** Begin GIVEN INFORMATION **
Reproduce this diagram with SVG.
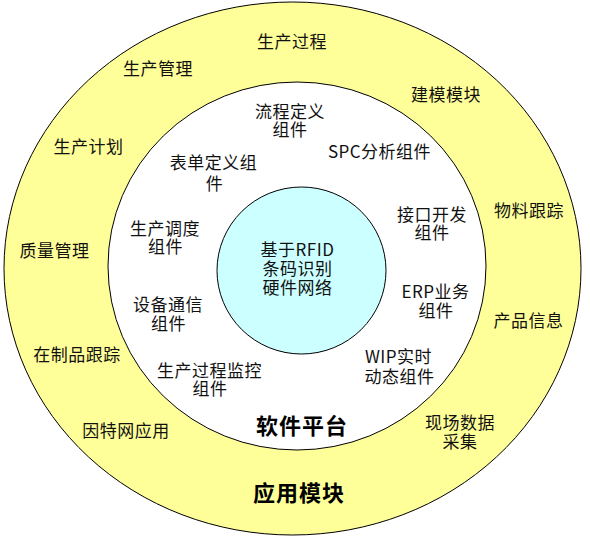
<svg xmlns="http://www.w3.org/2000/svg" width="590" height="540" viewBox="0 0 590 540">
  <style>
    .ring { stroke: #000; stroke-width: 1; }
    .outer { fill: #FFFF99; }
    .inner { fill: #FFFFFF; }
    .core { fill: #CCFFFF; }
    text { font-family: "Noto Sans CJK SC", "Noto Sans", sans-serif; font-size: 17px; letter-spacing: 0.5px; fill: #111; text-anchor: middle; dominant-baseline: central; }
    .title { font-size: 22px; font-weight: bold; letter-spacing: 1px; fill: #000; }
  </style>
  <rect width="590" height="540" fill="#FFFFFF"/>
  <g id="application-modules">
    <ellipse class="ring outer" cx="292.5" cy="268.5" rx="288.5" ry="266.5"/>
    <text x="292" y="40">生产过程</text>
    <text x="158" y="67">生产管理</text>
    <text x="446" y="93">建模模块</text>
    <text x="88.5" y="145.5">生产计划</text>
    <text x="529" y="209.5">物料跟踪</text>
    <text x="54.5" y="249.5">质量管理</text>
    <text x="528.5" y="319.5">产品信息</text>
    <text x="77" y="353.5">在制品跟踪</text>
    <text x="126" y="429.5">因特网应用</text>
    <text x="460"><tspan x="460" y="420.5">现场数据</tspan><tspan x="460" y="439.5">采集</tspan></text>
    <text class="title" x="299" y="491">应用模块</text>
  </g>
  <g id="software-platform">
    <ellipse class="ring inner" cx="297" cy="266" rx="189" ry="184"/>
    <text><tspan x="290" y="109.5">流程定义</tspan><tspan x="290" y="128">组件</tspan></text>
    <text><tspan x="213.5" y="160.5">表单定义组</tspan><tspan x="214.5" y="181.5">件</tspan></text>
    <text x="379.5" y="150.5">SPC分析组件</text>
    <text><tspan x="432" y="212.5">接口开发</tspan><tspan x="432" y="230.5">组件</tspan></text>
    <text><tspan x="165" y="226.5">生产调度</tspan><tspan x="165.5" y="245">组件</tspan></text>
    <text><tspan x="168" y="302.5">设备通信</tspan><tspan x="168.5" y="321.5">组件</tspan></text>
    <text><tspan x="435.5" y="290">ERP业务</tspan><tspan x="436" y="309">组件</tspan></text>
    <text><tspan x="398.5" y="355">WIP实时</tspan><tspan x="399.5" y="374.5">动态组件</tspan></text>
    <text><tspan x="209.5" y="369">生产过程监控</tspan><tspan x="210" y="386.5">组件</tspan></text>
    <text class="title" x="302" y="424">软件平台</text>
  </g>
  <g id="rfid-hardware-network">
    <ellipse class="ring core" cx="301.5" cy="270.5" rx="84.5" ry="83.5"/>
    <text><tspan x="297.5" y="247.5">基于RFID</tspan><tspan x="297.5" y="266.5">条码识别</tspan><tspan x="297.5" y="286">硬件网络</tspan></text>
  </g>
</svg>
** End GIVEN INFORMATION **
In your copy, leave out the pictures and reproduce the material above exactly.

Reproduce this diagram with SVG.
<svg xmlns="http://www.w3.org/2000/svg" width="590" height="540" viewBox="0 0 590 540">
  <style>
    .ring { stroke: #000; stroke-width: 1; }
    .outer { fill: #FFFF99; }
    .inner { fill: #FFFFFF; }
    .core { fill: #CCFFFF; }
    text { font-family: "Noto Sans CJK SC", "Noto Sans", sans-serif; font-size: 17px; letter-spacing: 0.5px; fill: #111; text-anchor: middle; dominant-baseline: central; }
    .title { font-size: 22px; font-weight: bold; letter-spacing: 1px; fill: #000; }
  </style>
  <rect width="590" height="540" fill="#FFFFFF"/>
  <g id="application-modules">
    <ellipse class="ring outer" cx="292.5" cy="268.5" rx="288.5" ry="266.5"/>
    <text x="292" y="40">生产过程</text>
    <text x="158" y="67">生产管理</text>
    <text x="446" y="93">建模模块</text>
    <text x="88.5" y="145.5">生产计划</text>
    <text x="529" y="209.5">物料跟踪</text>
    <text x="54.5" y="249.5">质量管理</text>
    <text x="528.5" y="319.5">产品信息</text>
    <text x="77" y="353.5">在制品跟踪</text>
    <text x="126" y="429.5">因特网应用</text>
    <text x="460"><tspan x="460" y="420.5">现场数据</tspan><tspan x="460" y="439.5">采集</tspan></text>
    <text class="title" x="299" y="491">应用模块</text>
  </g>
  <g id="software-platform">
    <ellipse class="ring inner" cx="297" cy="266" rx="189" ry="184"/>
    <text><tspan x="290" y="109.5">流程定义</tspan><tspan x="290" y="128">组件</tspan></text>
    <text><tspan x="213.5" y="160.5">表单定义组</tspan><tspan x="214.5" y="181.5">件</tspan></text>
    <text x="379.5" y="150.5">SPC分析组件</text>
    <text><tspan x="432" y="212.5">接口开发</tspan><tspan x="432" y="230.5">组件</tspan></text>
    <text><tspan x="165" y="226.5">生产调度</tspan><tspan x="165.5" y="245">组件</tspan></text>
    <text><tspan x="168" y="302.5">设备通信</tspan><tspan x="168.5" y="321.5">组件</tspan></text>
    <text><tspan x="435.5" y="290">ERP业务</tspan><tspan x="436" y="309">组件</tspan></text>
    <text><tspan x="398.5" y="355">WIP实时</tspan><tspan x="399.5" y="374.5">动态组件</tspan></text>
    <text><tspan x="209.5" y="369">生产过程监控</tspan><tspan x="210" y="386.5">组件</tspan></text>
    <text class="title" x="302" y="424">软件平台</text>
  </g>
  <g id="rfid-hardware-network">
    <ellipse class="ring core" cx="301.5" cy="270.5" rx="84.5" ry="83.5"/>
    <text><tspan x="297.5" y="247.5">基于RFID</tspan><tspan x="297.5" y="266.5">条码识别</tspan><tspan x="297.5" y="286">硬件网络</tspan></text>
  </g>
</svg>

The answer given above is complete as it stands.